**WHAT IS EXPECTED**:
In the lines below, output everything from the first line through the line containing "last_year = 2050" exactly as it is. Pictures are not part of the output.

**INFORMATION SUPPLIED**:
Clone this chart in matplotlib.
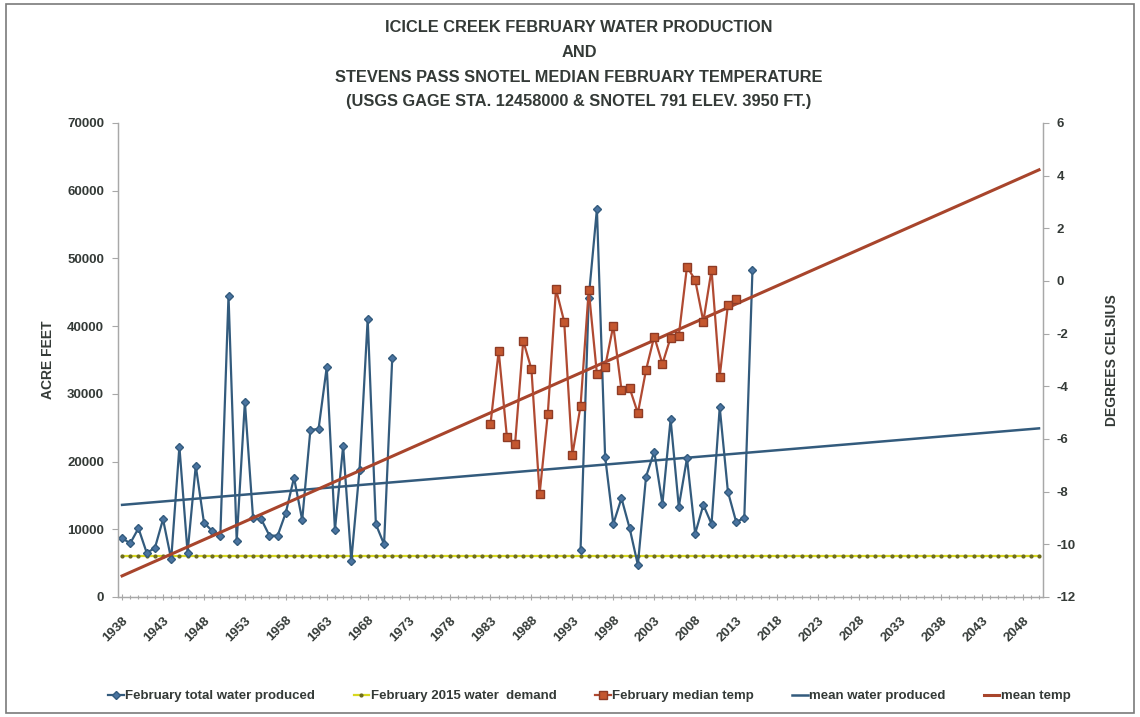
import numpy as np
import pandas as pd
import matplotlib
matplotlib.use("Agg")
import matplotlib.pyplot as plt
from matplotlib.patches import Rectangle

# category axis of the chart
first_year = 1938
last_year = 2050

# february total water produced (acre feet)
water_years = [1938, 1939, 1940, 1941, 1942, 1943, 1944, 1945, 1946, 1947,
               1948, 1949, 1950, 1951, 1952, 1953, 1954, 1955, 1956, 1957,
               1958, 1959, 1960, 1961, 1962, 1963, 1964, 1965, 1966, 1967,
               1968, 1969, 1970, 1971,
               1994, 1995, 1996, 1997, 1998, 1999, 2000, 2001, 2002, 2003,
               2004, 2005, 2006, 2007, 2008, 2009, 2010, 2011, 2012, 2013,
               2014, 2015]
water_af = [8670, 7930, 10150, 6550, 7190, 11480, 5570, 22200, 6550, 19400,
            10980, 9750, 9060, 44500, 8270, 28800, 11620, 11480, 9060, 9060,
            12450, 17620, 11370, 24670, 24820, 33970, 9900, 22300, 5360, 18760,
            41060, 10740, 7780, 35300,
            6940, 44200, 57300, 20730, 10780, 14580, 10140, 4730, 17770, 21460,
            13740, 26250, 13340, 20490, 9350, 13590, 10780, 28020, 15550, 11120,
            11620, 48300]

# february 2015 water demand (acre feet)
demand_2015 = 6000

# february median temperature (deg C)
temp_years = list(range(1983, 2014))
temp_c = [-5.44, -2.66, -5.91, -6.20, -2.27, -3.35, -8.09, -5.05, -0.31, -1.54,
          -6.61, -4.75, -0.34, -3.53, -3.25, -1.70, -4.14, -4.07, -5.02, -3.38,
          -2.11, -3.15, -2.15, -2.08, 0.54, 0.04, -1.54, 0.42, -3.63, -0.91,
          -0.68]

# trend lines (end points)
trend_years = [1938, 2050]
mean_water = [13600, 24900]
mean_temp = [-11.2, 4.22]

title_lines = [
    "ICICLE CREEK FEBRUARY WATER PRODUCTION",
    "AND",
    "STEVENS PASS SNOTEL MEDIAN FEBRUARY TEMPERATURE",
    "(USGS GAGE STA. 12458000 & SNOTEL 791 ELEV. 3950 FT.)",
]

plt.rcParams["font.family"] = ["Liberation Sans", "DejaVu Sans"]
text_col = "#343a37"
blue = "#335b7d"
red = "#b04a32"

all_years = np.arange(first_year, last_year + 1)
water = pd.Series(water_af, index=water_years).reindex(all_years)

fig = plt.figure(figsize=(11.4, 7.17), dpi=100)
ax = fig.add_axes([0.1035, 0.1674, 0.8115, 0.6611])
ax2 = ax.twinx()

# left axis series
ax.plot(all_years, water.values, color=blue, lw=1.6, marker="D", ms=4,
        mfc="#4a74a0", mec=blue, label="February total water produced", zorder=3)
ax.plot(all_years, [demand_2015] * len(all_years), color="#d8d820", lw=1.6,
        marker="o", ms=2, mfc="#6b6b20", mec="#6b6b20",
        label="February 2015 water  demand", zorder=2)
ax.plot(trend_years, mean_water, color=blue, lw=1.8, label="mean water produced", zorder=2)

# right axis series
ax2.plot(temp_years, temp_c, color=red, lw=1.6, marker="s", ms=6,
         mfc="#c4572f", mec="#8e3b25", label="February median temp", zorder=3)
ax2.plot(trend_years, mean_temp, color="#a8452c", lw=2.2, label="mean temp", zorder=2)

ax.set_xlim(first_year - 0.5, last_year + 0.5)
ax.set_ylim(0, 70000)
ax2.set_ylim(-12, 6)
ax.set_yticks(np.arange(0, 70001, 10000))
ax2.set_yticks(np.arange(-12, 7, 2))
ax.set_xticks(np.arange(first_year, last_year + 1, 5))
ax.set_xticks(all_years, minor=True)

tick_font = dict(fontsize=9.5, fontweight="bold", color=text_col)
ax.set_yticklabels([str(v) for v in range(0, 70001, 10000)], **tick_font)
ax2.set_yticklabels([str(v) for v in range(-12, 7, 2)], **tick_font)
ax.set_xticklabels([str(y) for y in range(first_year, last_year + 1, 5)],
                   rotation=45, ha="right", rotation_mode="anchor", **tick_font)

for a in (ax, ax2):
    a.spines["top"].set_visible(False)
    for side in ("left", "right", "bottom"):
        a.spines[side].set_color("#a8a8a8")
        a.spines[side].set_linewidth(0.9)
    a.tick_params(which="both", color="#a8a8a8", length=4, width=0.8, pad=6)
ax.tick_params(axis="x", which="minor", length=3, direction="inout")
ax.tick_params(axis="x", which="major", length=5, direction="inout", pad=10)

ax.set_ylabel("ACRE FEET", fontsize=10, fontweight="bold", color=text_col, labelpad=9)
ax2.set_ylabel("DEGREES CELSIUS", fontsize=10, fontweight="bold", color=text_col,
               rotation=90, labelpad=21)

for i, line in enumerate(title_lines):
    fig.text(0.508, 1 - (28 + i * 24.5) / 717, line, ha="center", va="center",
             fontsize=11.8, fontweight="bold", color=text_col)

h1, l1 = ax.get_legend_handles_labels()
h2, l2 = ax2.get_legend_handles_labels()
handles = [h1[0], h1[1], h2[0], h1[2], h2[1]]
labels = [l1[0], l1[1], l2[0], l1[2], l2[1]]
fig.legend(handles, labels, loc="center", bbox_to_anchor=(0.517, 0.029), ncol=5,
           frameon=False, handlelength=1.2, handletextpad=0.1, columnspacing=2.9,
           prop={"size": 9.5, "weight": "bold"}, labelcolor=text_col)

fig.patches.append(Rectangle((0.005, 0.006), 0.99, 0.988, transform=fig.transFigure,
                             fill=False, edgecolor="#7a7a7a", lw=1.2))

fig.savefig("out.png", dpi=100)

**TASK ANSWER**:
Clone this chart in matplotlib.
import numpy as np
import pandas as pd
import matplotlib
matplotlib.use("Agg")
import matplotlib.pyplot as plt
from matplotlib.patches import Rectangle

# category axis of the chart
first_year = 1938
last_year = 2050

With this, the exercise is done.